On peut en faire le tour, comme autour d'un autel dans un temple, puis processionner sur une autre passerelle ascendante qui mène à la salle supérieure.


La salle de méditation... que dire?

La salle de méditation ou plutôt de concentration au niveau supérieur ©Auroville.org
La salle de méditation ou plutôt de concentration au niveau supérieur ©Auroville.org

La salle de médiation est immaculée, cristalline, pure, blanche, aérienne, éthérée, transparente, lactescente, je peine à trouver les mots pour décrire cet espace.


Mais pour tout vous dire j'ai trouvé que le silence y était trop pur, presque cassant. Le moindre mouvement du corps dans l'espace parvient à le briser et j'ai trouvé plus difficile de méditer dans cette salle, peut être trop parfaite finalement, que dans les salles des ashrams ouvertes aux 4 vents.


Néanmoins c'est une expérience hors du commun.
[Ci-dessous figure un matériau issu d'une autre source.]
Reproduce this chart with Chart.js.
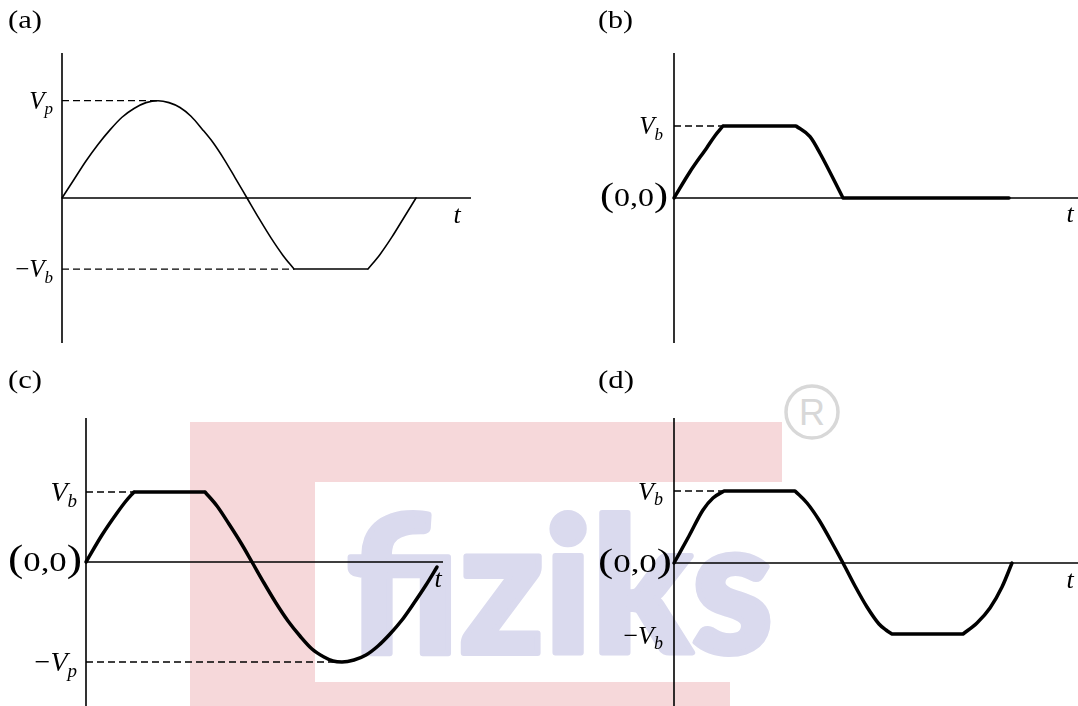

Etre là, ici, dans un espace qui a été pensé comme un sas pour élever la conscience!


Les cathédrales gothiques, quand elles ne sont pas blindées de touristes peuvent aussi provoquer cet effet, mais le minimalisme assumé de cette pièce crée quelque chose de vraiment particulier.

Est-ce l'âge qui fait ça? Je crois que je commence à apprécier le vide...


Après la visite, mon ami Angelo est venu me chercher en moto.

Nous avons roulé sur les pistes de terre dans le bruit du moteur.

Mais le Matrimandir avait déjà crée un petit canal en moi, un endroit de silence que je réactiverai quand j'en aurai besoin.


Liens utiles:

Le site officiel d'Auroville: https://auroville.org/

Auroville est à 10km de Pondichérry, accessible en bus, taxi, rickshaw.

Pour y résider, prévoyez le coup à l'avance, les guesthouses sont vite pleines. J'ai séjourné à Sharnga guest house pendant une semaine. 1O00 rupees la nuit (environ 11 euros), très économique donc.

Pour le Yoga : Vérité

Pour apprendre ou reçevoir des soins thérapeutiques (watsu, massages etc..): Quiet Healing Center le lieu est super et en bord de mer.